作品情報
原題:A Haunting in Venice
監督:ケネス・ブラナー
出演:ケネス・ブラナー/カイル・アレン/カミーユ・コッタン/ジェイミー・ドーナン/ティナ・フェイ/ジュード・ヒル/アリ・カーン/エマ・レアード/ケリー・ライリー/リッカルド・スカマルチョ/ミシェル・ヨー
制作国:アメリカ
上映時間:103分
配給:ディズニー
年齢制限:G
あらすじ
一線を退きベネチアで隠遁生活を送る名探偵ポアロの元に、霊媒師のトリックを見破るため降霊会に参加してほしいという依頼が入る。そこで人間には不可能に思える方法の殺人事件が発生。霊の仕業と皆が戸惑うなか、ポアロは真相究明に挑む。
水の都で見せるポアロの新たな一面
ケネス・ブラナーが監督と主演を努める名探偵ポアロシリーズの第3弾。
今回は「ハロウィーン・パーティー」というアガサ・クリスティが後期に書いた作品を原作としている。
しかもかなり大幅にアレンジしていて、舞台になる国すら違うがそこでベネチアを選んでいるのが見事にハマっていて凄い。
今回は妙にホラー風に作られていて、いつも理論的に事件を推理していくポアロが霊や超常現象と思わしき出来事を前に戸惑う姿もなかなか新鮮。
過去2作のように映像化歴がなくそんなに有名でもない原作を選び、ポアロの見たことがない姿を描いたのはケネス・ブラナーなりの3作目に対する工夫か。
推理ものなのであまり書きすぎるのも良くないので劇場で観た感想でいうと、霊と思わしき子供の声がしっかりサラウンドで劇場中を走り回っていたのが良かった。

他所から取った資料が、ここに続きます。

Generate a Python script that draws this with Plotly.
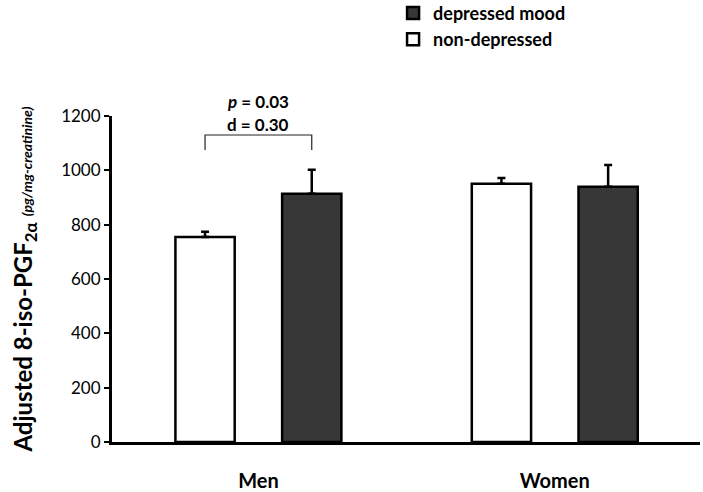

最初は気のせいかと思うような音が無意識に聞こえていて、何か聞こえてると思ったところでポアロが「今何か聞こえたか?」と周りに確認する。
この絶妙な音の調整が楽しめたのは映画館という環境で見る醍醐味だろう。
豪華キャストのアンサンブルが推理映画の魅力というか持ち味なので、本作はそこがだいぶ弱く残念な感じが否めない。
印象的なところで言えば子役のジュード・ヒルがかなりいい味を出していて良かった。
調べてみたら同監督の「ベルファスト」で主人公を演じている子だった。
ケネス・ブラナーのお気に入りだ。
映画のスケールもかなりミニマムで、映画館的にもだいぶ期待できないタイプの映画になってしまっているが、こういう規模感の映画からしか摂取できない栄養ってあるよね。
ケネス・ブラナーが演じるポアロは回を増すごとに深みが増してどんどん好きになっていくし、まだまだ原作はたくさんあるのでこの調子でどんどん作ってくれてもええんやで。